Your goal: Can you print every record below exactly as written?
==========
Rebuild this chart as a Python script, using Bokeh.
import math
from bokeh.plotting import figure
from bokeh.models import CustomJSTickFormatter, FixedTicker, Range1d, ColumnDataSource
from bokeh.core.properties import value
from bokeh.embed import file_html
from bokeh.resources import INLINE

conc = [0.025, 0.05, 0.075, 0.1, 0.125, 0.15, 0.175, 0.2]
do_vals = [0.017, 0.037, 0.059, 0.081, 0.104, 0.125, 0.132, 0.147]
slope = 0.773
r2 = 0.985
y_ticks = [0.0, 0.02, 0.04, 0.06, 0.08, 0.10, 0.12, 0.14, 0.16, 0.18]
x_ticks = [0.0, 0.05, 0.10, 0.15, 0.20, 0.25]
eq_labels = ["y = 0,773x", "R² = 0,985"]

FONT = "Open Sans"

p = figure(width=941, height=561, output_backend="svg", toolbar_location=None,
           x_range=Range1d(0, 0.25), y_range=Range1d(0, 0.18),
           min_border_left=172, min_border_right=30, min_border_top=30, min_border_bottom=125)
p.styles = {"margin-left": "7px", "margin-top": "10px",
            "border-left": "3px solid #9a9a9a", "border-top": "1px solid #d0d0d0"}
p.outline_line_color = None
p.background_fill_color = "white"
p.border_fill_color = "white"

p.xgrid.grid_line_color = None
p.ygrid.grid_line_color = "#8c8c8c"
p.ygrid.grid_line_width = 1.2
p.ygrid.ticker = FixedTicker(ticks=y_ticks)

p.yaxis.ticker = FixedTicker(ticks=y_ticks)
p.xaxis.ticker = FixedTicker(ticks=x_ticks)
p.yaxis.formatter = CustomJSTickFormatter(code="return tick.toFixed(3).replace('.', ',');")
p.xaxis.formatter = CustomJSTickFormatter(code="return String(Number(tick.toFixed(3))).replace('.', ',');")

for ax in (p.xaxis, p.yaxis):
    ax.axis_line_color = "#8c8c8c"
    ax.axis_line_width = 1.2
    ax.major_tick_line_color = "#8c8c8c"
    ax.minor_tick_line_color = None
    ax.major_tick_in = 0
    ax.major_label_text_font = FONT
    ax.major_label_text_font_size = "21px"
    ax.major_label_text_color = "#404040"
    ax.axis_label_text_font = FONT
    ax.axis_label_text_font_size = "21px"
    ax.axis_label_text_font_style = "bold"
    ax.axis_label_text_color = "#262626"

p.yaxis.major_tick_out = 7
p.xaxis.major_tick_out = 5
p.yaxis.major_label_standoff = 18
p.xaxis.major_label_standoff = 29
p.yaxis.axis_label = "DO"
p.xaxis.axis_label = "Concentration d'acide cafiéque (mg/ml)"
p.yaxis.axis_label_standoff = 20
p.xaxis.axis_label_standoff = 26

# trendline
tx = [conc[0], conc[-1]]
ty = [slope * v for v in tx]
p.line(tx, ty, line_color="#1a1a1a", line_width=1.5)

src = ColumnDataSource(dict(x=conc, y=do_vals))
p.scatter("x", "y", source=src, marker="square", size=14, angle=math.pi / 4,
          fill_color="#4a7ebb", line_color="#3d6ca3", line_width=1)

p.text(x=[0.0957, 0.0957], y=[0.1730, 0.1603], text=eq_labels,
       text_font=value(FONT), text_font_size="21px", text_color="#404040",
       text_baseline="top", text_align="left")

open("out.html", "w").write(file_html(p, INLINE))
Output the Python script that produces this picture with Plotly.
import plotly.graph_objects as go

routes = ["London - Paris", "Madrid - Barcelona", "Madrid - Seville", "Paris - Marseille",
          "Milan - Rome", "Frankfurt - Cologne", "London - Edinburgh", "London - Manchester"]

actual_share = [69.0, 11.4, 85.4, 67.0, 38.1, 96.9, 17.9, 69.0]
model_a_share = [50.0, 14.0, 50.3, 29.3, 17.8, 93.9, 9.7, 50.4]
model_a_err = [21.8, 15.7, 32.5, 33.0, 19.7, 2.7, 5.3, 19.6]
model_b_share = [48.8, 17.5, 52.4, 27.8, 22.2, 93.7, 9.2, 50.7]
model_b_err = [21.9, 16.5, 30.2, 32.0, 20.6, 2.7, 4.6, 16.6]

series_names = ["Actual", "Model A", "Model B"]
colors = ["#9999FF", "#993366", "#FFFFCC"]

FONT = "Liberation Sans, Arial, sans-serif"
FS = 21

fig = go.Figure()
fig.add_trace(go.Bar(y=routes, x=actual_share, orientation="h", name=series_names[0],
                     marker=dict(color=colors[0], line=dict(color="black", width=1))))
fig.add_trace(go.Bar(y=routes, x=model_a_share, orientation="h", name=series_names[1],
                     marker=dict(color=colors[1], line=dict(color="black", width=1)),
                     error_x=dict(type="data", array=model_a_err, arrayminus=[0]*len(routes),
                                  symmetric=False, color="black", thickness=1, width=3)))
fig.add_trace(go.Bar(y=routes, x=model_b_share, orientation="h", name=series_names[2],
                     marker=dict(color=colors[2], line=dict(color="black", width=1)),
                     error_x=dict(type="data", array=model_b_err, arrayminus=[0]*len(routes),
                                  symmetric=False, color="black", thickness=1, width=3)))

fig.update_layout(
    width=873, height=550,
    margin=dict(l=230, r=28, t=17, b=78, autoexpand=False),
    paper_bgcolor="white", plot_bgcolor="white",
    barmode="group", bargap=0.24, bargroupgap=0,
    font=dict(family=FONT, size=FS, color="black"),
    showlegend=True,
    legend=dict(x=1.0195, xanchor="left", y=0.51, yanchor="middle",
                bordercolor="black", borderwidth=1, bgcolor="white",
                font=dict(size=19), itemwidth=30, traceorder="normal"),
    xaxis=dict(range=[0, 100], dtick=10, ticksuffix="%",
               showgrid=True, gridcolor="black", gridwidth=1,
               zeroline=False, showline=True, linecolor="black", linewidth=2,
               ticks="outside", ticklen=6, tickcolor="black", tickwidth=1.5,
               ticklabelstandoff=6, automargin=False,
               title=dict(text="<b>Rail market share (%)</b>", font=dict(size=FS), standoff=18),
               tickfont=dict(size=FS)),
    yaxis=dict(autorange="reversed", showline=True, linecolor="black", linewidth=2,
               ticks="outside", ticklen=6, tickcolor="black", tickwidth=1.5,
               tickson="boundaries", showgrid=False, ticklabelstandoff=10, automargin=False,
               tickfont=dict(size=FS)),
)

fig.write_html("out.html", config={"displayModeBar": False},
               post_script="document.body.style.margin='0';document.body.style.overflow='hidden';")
==========
Complete output:
Rebuild this chart as a Python script, using Bokeh.
import math
from bokeh.plotting import figure
from bokeh.models import CustomJSTickFormatter, FixedTicker, Range1d, ColumnDataSource
from bokeh.core.properties import value
from bokeh.embed import file_html
from bokeh.resources import INLINE

conc = [0.025, 0.05, 0.075, 0.1, 0.125, 0.15, 0.175, 0.2]
do_vals = [0.017, 0.037, 0.059, 0.081, 0.104, 0.125, 0.132, 0.147]
slope = 0.773
r2 = 0.985
y_ticks = [0.0, 0.02, 0.04, 0.06, 0.08, 0.10, 0.12, 0.14, 0.16, 0.18]
x_ticks = [0.0, 0.05, 0.10, 0.15, 0.20, 0.25]
eq_labels = ["y = 0,773x", "R² = 0,985"]

FONT = "Open Sans"

p = figure(width=941, height=561, output_backend="svg", toolbar_location=None,
           x_range=Range1d(0, 0.25), y_range=Range1d(0, 0.18),
           min_border_left=172, min_border_right=30, min_border_top=30, min_border_bottom=125)
p.styles = {"margin-left": "7px", "margin-top": "10px",
            "border-left": "3px solid #9a9a9a", "border-top": "1px solid #d0d0d0"}
p.outline_line_color = None
p.background_fill_color = "white"
p.border_fill_color = "white"

p.xgrid.grid_line_color = None
p.ygrid.grid_line_color = "#8c8c8c"
p.ygrid.grid_line_width = 1.2
p.ygrid.ticker = FixedTicker(ticks=y_ticks)

p.yaxis.ticker = FixedTicker(ticks=y_ticks)
p.xaxis.ticker = FixedTicker(ticks=x_ticks)
p.yaxis.formatter = CustomJSTickFormatter(code="return tick.toFixed(3).replace('.', ',');")
p.xaxis.formatter = CustomJSTickFormatter(code="return String(Number(tick.toFixed(3))).replace('.', ',');")

for ax in (p.xaxis, p.yaxis):
    ax.axis_line_color = "#8c8c8c"
    ax.axis_line_width = 1.2
    ax.major_tick_line_color = "#8c8c8c"
    ax.minor_tick_line_color = None
    ax.major_tick_in = 0
    ax.major_label_text_font = FONT
    ax.major_label_text_font_size = "21px"
    ax.major_label_text_color = "#404040"
    ax.axis_label_text_font = FONT
    ax.axis_label_text_font_size = "21px"
    ax.axis_label_text_font_style = "bold"
    ax.axis_label_text_color = "#262626"

p.yaxis.major_tick_out = 7
p.xaxis.major_tick_out = 5
p.yaxis.major_label_standoff = 18
p.xaxis.major_label_standoff = 29
p.yaxis.axis_label = "DO"
p.xaxis.axis_label = "Concentration d'acide cafiéque (mg/ml)"
p.yaxis.axis_label_standoff = 20
p.xaxis.axis_label_standoff = 26

# trendline
tx = [conc[0], conc[-1]]
ty = [slope * v for v in tx]
p.line(tx, ty, line_color="#1a1a1a", line_width=1.5)

src = ColumnDataSource(dict(x=conc, y=do_vals))
p.scatter("x", "y", source=src, marker="square", size=14, angle=math.pi / 4,
          fill_color="#4a7ebb", line_color="#3d6ca3", line_width=1)

p.text(x=[0.0957, 0.0957], y=[0.1730, 0.1603], text=eq_labels,
       text_font=value(FONT), text_font_size="21px", text_color="#404040",
       text_baseline="top", text_align="left")

open("out.html", "w").write(file_html(p, INLINE))
Output the Python script that produces this picture with Plotly.
import plotly.graph_objects as go

routes = ["London - Paris", "Madrid - Barcelona", "Madrid - Seville", "Paris - Marseille",
          "Milan - Rome", "Frankfurt - Cologne", "London - Edinburgh", "London - Manchester"]

actual_share = [69.0, 11.4, 85.4, 67.0, 38.1, 96.9, 17.9, 69.0]
model_a_share = [50.0, 14.0, 50.3, 29.3, 17.8, 93.9, 9.7, 50.4]
model_a_err = [21.8, 15.7, 32.5, 33.0, 19.7, 2.7, 5.3, 19.6]
model_b_share = [48.8, 17.5, 52.4, 27.8, 22.2, 93.7, 9.2, 50.7]
model_b_err = [21.9, 16.5, 30.2, 32.0, 20.6, 2.7, 4.6, 16.6]

series_names = ["Actual", "Model A", "Model B"]
colors = ["#9999FF", "#993366", "#FFFFCC"]

FONT = "Liberation Sans, Arial, sans-serif"
FS = 21

fig = go.Figure()
fig.add_trace(go.Bar(y=routes, x=actual_share, orientation="h", name=series_names[0],
                     marker=dict(color=colors[0], line=dict(color="black", width=1))))
fig.add_trace(go.Bar(y=routes, x=model_a_share, orientation="h", name=series_names[1],
                     marker=dict(color=colors[1], line=dict(color="black", width=1)),
                     error_x=dict(type="data", array=model_a_err, arrayminus=[0]*len(routes),
                                  symmetric=False, color="black", thickness=1, width=3)))
fig.add_trace(go.Bar(y=routes, x=model_b_share, orientation="h", name=series_names[2],
                     marker=dict(color=colors[2], line=dict(color="black", width=1)),
                     error_x=dict(type="data", array=model_b_err, arrayminus=[0]*len(routes),
                                  symmetric=False, color="black", thickness=1, width=3)))

fig.update_layout(
    width=873, height=550,
    margin=dict(l=230, r=28, t=17, b=78, autoexpand=False),
    paper_bgcolor="white", plot_bgcolor="white",
    barmode="group", bargap=0.24, bargroupgap=0,
    font=dict(family=FONT, size=FS, color="black"),
    showlegend=True,
    legend=dict(x=1.0195, xanchor="left", y=0.51, yanchor="middle",
                bordercolor="black", borderwidth=1, bgcolor="white",
                font=dict(size=19), itemwidth=30, traceorder="normal"),
    xaxis=dict(range=[0, 100], dtick=10, ticksuffix="%",
               showgrid=True, gridcolor="black", gridwidth=1,
               zeroline=False, showline=True, linecolor="black", linewidth=2,
               ticks="outside", ticklen=6, tickcolor="black", tickwidth=1.5,
               ticklabelstandoff=6, automargin=False,
               title=dict(text="<b>Rail market share (%)</b>", font=dict(size=FS), standoff=18),
               tickfont=dict(size=FS)),
    yaxis=dict(autorange="reversed", showline=True, linecolor="black", linewidth=2,
               ticks="outside", ticklen=6, tickcolor="black", tickwidth=1.5,
               tickson="boundaries", showgrid=False, ticklabelstandoff=10, automargin=False,
               tickfont=dict(size=FS)),
)

fig.write_html("out.html", config={"displayModeBar": False},
               post_script="document.body.style.margin='0';document.body.style.overflow='hidden';")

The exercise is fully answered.